I am tallying up a number of gains and losses.
The hardest loss was not being able to see my children who live far away. I also missed attending a family wedding in California. Closer to home, I missed a number of church activities and celebrations. Due to significant risk factors in my family, I have had to remain more isolated while life has returned to near normal for the people around me.
But there have also been gains. All of the isolation has afforded me time to write. It has given me time to research and gain some perspective on this current cultural moment. I have thought and read more deeply about race and history and the sin that so permeates our world.
Being alone with my son who has intellectual disabilities has helped me to appreciate the humor in some of his quirks and obsessions instead of merely being annoyed by them.
My gratitude at being able to live where I do has deepened. Weathering a pandemic is easier when you live far from the city.
I am slowly gaining traction in living on purpose in my new normal instead of hopping between a patchwork of short-term solutions.
Many of us have seen life accelerate crazily during this summer of Covid. Like a twisty mountain road we have found ourselves first traveling in one direction, and then another, wondering how many more times we must spin the wheel before we arrive at our destination.
Others of us have seen life slow to a crawl while we wait for “normal” to resume, an objective that, like a mirage, keeps moving farther and farther away, always just out of reach.
But we were made for more than pinning our hopes on some mysterious “new normal” that will gather our angst and pain and confusion into a tidy parcel for us to tuck in the back closet of our memories.
We were created, instead, for life: to grieve and rejoice, to bear hard things and celebrate the sunshine, to love deeply and live for a higher purpose. “I have come that they may have life,” Jesus said, “and life abundant.” He wasn’t talking about an easy life; He meant a life that means something, a life that is filled with purpose no matter our circumstances.
A generous life is a meaningful life.
A grateful life is an abundant life.
This time of Covid isn’t an interruption to our lives; it is instead a vital part of our story on this earth. We can mourn our losses and also look for ways to leverage this season for gain.
I confess, though, that I find myself wasting time, waiting for something to happen instead of making something happen. The weight of the world’s troubles presses on my spirit and saps my strength. Do you feel it too? Even so, I am convinced that every discouragement, every setback, holds value.
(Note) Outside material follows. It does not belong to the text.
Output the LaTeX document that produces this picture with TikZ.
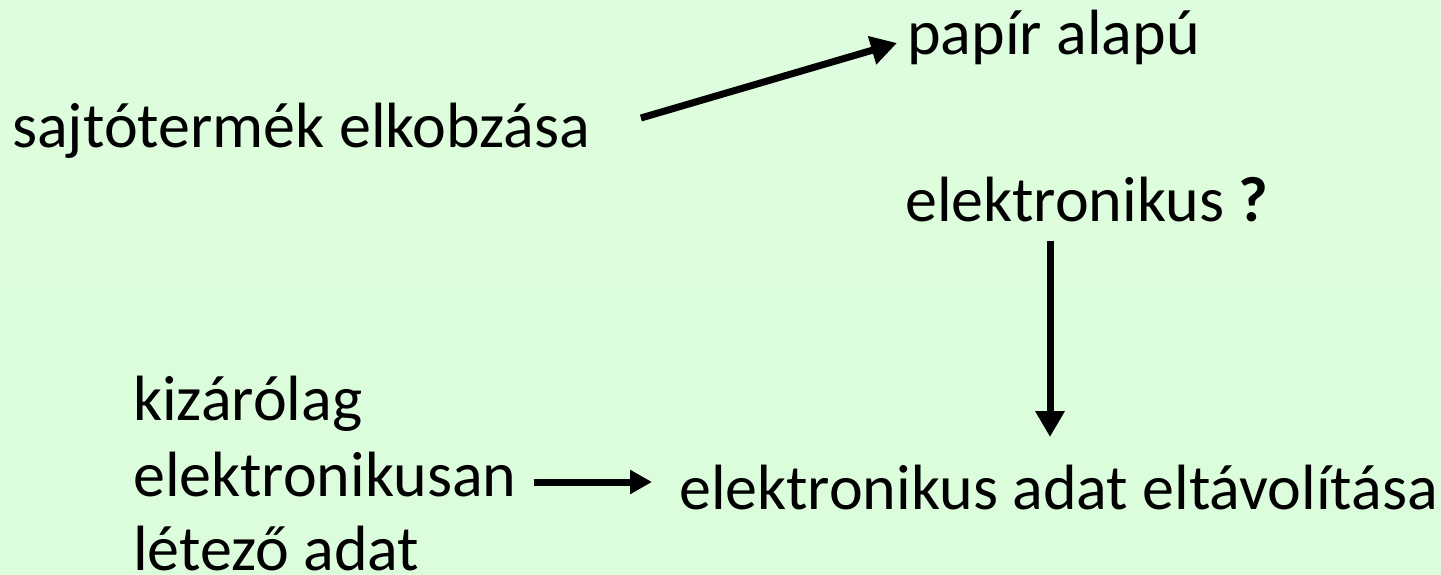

Jesus told a story about a man who found a treasure hidden in a field, and for the joy of his discovery, purchased the field in order to gain the treasure buried out of sight.
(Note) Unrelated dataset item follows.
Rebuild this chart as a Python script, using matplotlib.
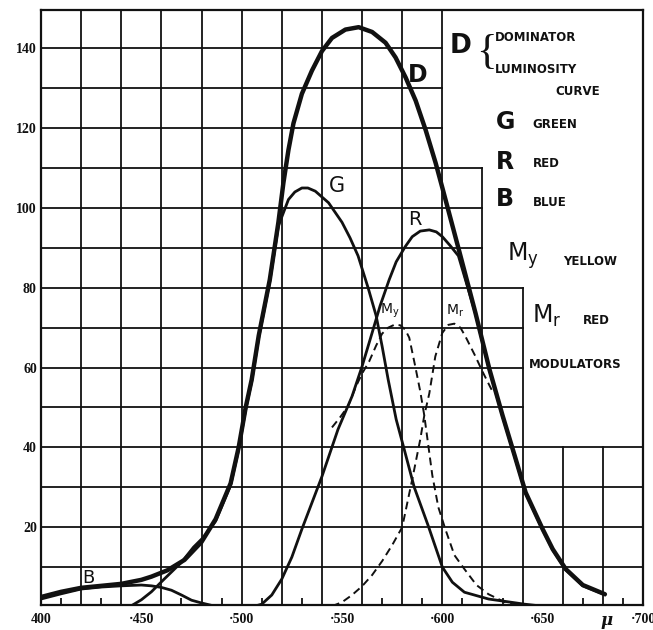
import matplotlib
matplotlib.use("Agg")
import matplotlib.pyplot as plt

# curve readings (wavelength in m-mu, relative value)
d_x = [400, 410, 420, 430, 440, 450, 455, 463, 471.5, 480, 487, 494.5, 498.5, 502, 505,
       508.5, 514, 518.3, 520.8, 523.3, 525.8, 530, 535, 540, 545, 551.7, 558.3, 565,
       571.7, 576.7, 581.7, 586.7, 591.7, 596.7, 600.3, 604, 608.5, 616.5, 623.5, 630,
       636, 641.5, 650, 655, 661.5, 670, 681]
d_y = [2.5, 3.8, 4.8, 5.3, 5.8, 6.8, 7.6, 9.2, 11.8, 16.3, 22, 31, 40, 50, 57,
       68, 82, 96.4, 106.3, 114.5, 121.2, 128.6, 134.4, 139.3, 142.6, 144.7, 145.3, 144.1,
       141.4, 137.7, 132.7, 126.9, 119.5, 111.2, 104.5, 97.5, 89, 73.7, 59.5, 48,
       38, 28.7, 19.5, 14.5, 9.5, 5.5, 3.2]

g_x = [445, 450, 455, 461, 470, 476, 481, 487, 494.5, 498.5, 502, 505, 508.5, 514, 518.3,
       523.3, 526.5, 530, 533, 536.7, 543.3, 550, 554, 558, 563, 567, 570, 573, 577, 581,
       586, 593, 600, 605, 611, 623, 641, 650]
g_y = [0.3, 1.8, 3.8, 6.8, 11.2, 15, 17.5, 21.5, 30.5, 39.5, 49.5, 56.5, 67.5, 81.5, 95.5,
       102.1, 104, 105, 105, 104.2, 101.3, 96.4, 92.5, 88, 80, 73, 65.3, 57, 47, 39.5,
       30, 20.3, 10, 6.2, 3.7, 2, 0.7, 0.2]

r_x = [505, 510, 515, 520, 525, 530, 540, 548, 555, 560, 565, 569, 573.5, 577, 581.5, 585,
       589, 593.5, 597, 600, 604, 608, 616.5, 623.5, 630, 636, 641.5, 650, 655, 661.5, 670, 681]
r_y = [0, 0.7, 3, 7, 12.5, 19.5, 32.7, 44.5, 52.8, 60.3, 68.7, 75.5, 82, 86.5, 90.3, 92.8,
       94.2, 94.5, 94, 92.8, 90.5, 88, 73.5, 59.3, 47.8, 37.8, 28.5, 19.3, 14.3, 9.3, 5.3, 3.1]

b_x = [400, 410, 420, 430, 440, 450, 455, 460, 465, 470, 475, 480, 485, 495]
b_y = [2, 3.3, 4.5, 5, 5.3, 5.5, 5.3, 4.9, 4.2, 3, 1.7, 1, 0.4, 0.1]

my_x = [545, 549, 553, 557, 560, 563.5, 567, 570, 573, 576, 579, 581.5, 583.5, 586.5, 589,
        591, 595, 598, 601.5, 606, 611, 617, 623, 632, 640]
my_y = [45, 47.5, 50.3, 55.3, 58.5, 61.5, 65.5, 68.5, 70, 70.7, 70.6, 69.5, 67.5, 60.3, 54,
        48, 33, 25, 19.5, 13, 9.5, 5.5, 3.2, 1, 0.2]

mr_x = [545, 550, 555, 560, 565, 570, 575, 580, 585, 589, 591, 593.5, 596.5, 600, 603, 606,
        609, 611.5, 616.5, 620, 625]
mr_y = [0.2, 1.2, 3, 5.2, 8, 11.5, 15.5, 20, 32, 42, 48, 53.5, 62.8, 68.7, 70.7, 71,
        70, 67.8, 62.8, 59, 54]

x_ticks = [400, 450, 500, 550, 600, 650, 700]
x_labels = ["400", "·450", "·500", "·550", "·600", "·650", "·700"]
y_ticks = [20, 40, 60, 80, 100, 120, 140]

ink = "#111111"
y_lo, y_hi = 0.5, 149.6

fig = plt.figure(figsize=(6.53, 6.30), dpi=100)
ax = fig.add_axes([0.0628, 0.0397, 0.9219, 0.9444])
ax.set_xlim(400, 700)
ax.set_ylim(y_lo, y_hi)

# stepped grid: the key box on the right cuts the grid away
def grid_right(y):
    if y > 110:
        return 600
    if y > 80:
        return 620
    if y > 40:
        return 640
    return 700

def grid_top(x):
    if x <= 600:
        return y_hi
    if x <= 620:
        return 110
    if x <= 640:
        return 80
    return 40

for y in range(10, 150, 10):
    ax.plot([400, grid_right(y)], [y, y], color=ink, lw=1.3, zorder=1)
for x in range(420, 700, 20):
    ax.plot([x, x], [y_lo, grid_top(x)], color=ink, lw=1.3, zorder=1)

for s in ax.spines.values():
    s.set_linewidth(1.6)
    s.set_color(ink)

ax.plot(b_x, b_y, color=ink, lw=2.0, zorder=3)
ax.plot(g_x, g_y, color=ink, lw=2.0, zorder=3)
ax.plot(r_x, r_y, color=ink, lw=2.0, zorder=3)
ax.plot(d_x, d_y, color=ink, lw=3.2, zorder=4, solid_capstyle="round")
ax.plot(my_x, my_y, color=ink, lw=1.4, ls=(0, (4, 2.5)), zorder=3)
ax.plot(mr_x, mr_y, color=ink, lw=1.4, ls=(0, (4, 2.5)), zorder=3)

ax.set_xticks(x_ticks)
ax.set_xticklabels(x_labels)
ax.set_xticks(range(410, 700, 20), minor=True)
ax.set_yticks(y_ticks)
ax.tick_params(axis="both", which="major", length=0, labelsize=10, colors=ink)
ax.tick_params(axis="x", which="major", pad=6)
ax.tick_params(axis="y", which="major", pad=3)
ax.tick_params(axis="x", which="minor", direction="in", length=5, width=1.3, color=ink)
for lab in ax.get_xticklabels() + ax.get_yticklabels():
    lab.set_family("Liberation Serif")
    lab.set_fontweight("bold")

ax.annotate("μ", xy=(682.5, 0), xycoords=("data", "axes fraction"), xytext=(-1, -11),
            textcoords="offset points", ha="center", va="center", fontsize=12,
            fontweight="bold", family="DejaVu Serif", style="italic", color=ink)

# labels on the curves
lab = dict(color=ink, ha="center", va="center", family="DejaVu Sans", zorder=5)
ax.text(587.5, 133.3, "D", fontsize=17, fontweight="bold", **lab)
ax.text(547.5, 105.5, "G", fontsize=15, **lab)
ax.text(586.5, 97.2, "R", fontsize=14, **lab)
ax.text(423.5, 7.3, "B", fontsize=13, **lab)
ax.text(574, 74.3, r"$\mathsf{M_y}$", fontsize=10, **lab)
ax.text(606.5, 74.3, r"$\mathsf{M_r}$", fontsize=10, **lab)

# key in the box on the right
big = dict(color=ink, ha="left", va="center", family="DejaVu Sans", fontweight="bold", zorder=5)
small = dict(color=ink, ha="left", va="center", family="DejaVu Sans", fontweight="bold",
             fontsize=8.5, zorder=5)
ax.text(603.5, 140.6, "D", fontsize=19, **big)
ax.text(621.8, 138.8, "{", fontsize=31, color=ink, ha="center", va="center",
        family="Liberation Serif", zorder=5)
ax.text(626, 142.6, "DOMINATOR", **small)
ax.text(626, 134.6, "LUMINOSITY", **small)
ax.text(656.5, 129.1, "CURVE", **small)
ax.text(626.5, 121.6, "G", fontsize=17, **big)
ax.text(645, 120.8, "GREEN", **small)
ax.text(626.5, 111.6, "R", fontsize=17, **big)
ax.text(645, 111.1, "RED", **small)
ax.text(626.5, 102.2, "B", fontsize=17, **big)
ax.text(645, 101.4, "BLUE", **small)
ax.text(632, 88.0, r"$\mathsf{M_y}$", fontsize=17, **big)
ax.text(660, 86.7, "YELLOW", **small)
ax.text(644.5, 73.0, r"$\mathsf{M_r}$", fontsize=17, **big)
ax.text(670, 71.7, "RED", **small)
ax.text(643, 60.8, "MODULATORS", **small)

fig.savefig("out.png", dpi=100)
The most valuable treasure is often hidden in dark and dirty places.
I am working to find the treasure hidden in these dark times. If we determine to live – truly live – embracing the life we have instead of wasting our days waiting for something different, then we will, indeed, find treasure. Even better is determining to create treasure from the scraps of our disappointments.
In Proverbs it says, “By wisdom a house is built, and through understanding it is established; through knowledge its rooms are filled with rare and beautiful treasures.”
This time next year, may we all be able to say that what we did during this, the strangest of all summers (and years) was holy and good and nourished the souls of others. May we be treasure-seekers, bringing goodness and hope to bear on this season of darkness, filling the rooms of our souls with things rare and beautiful and sharing those riches with those who are still stumbling their way toward hope.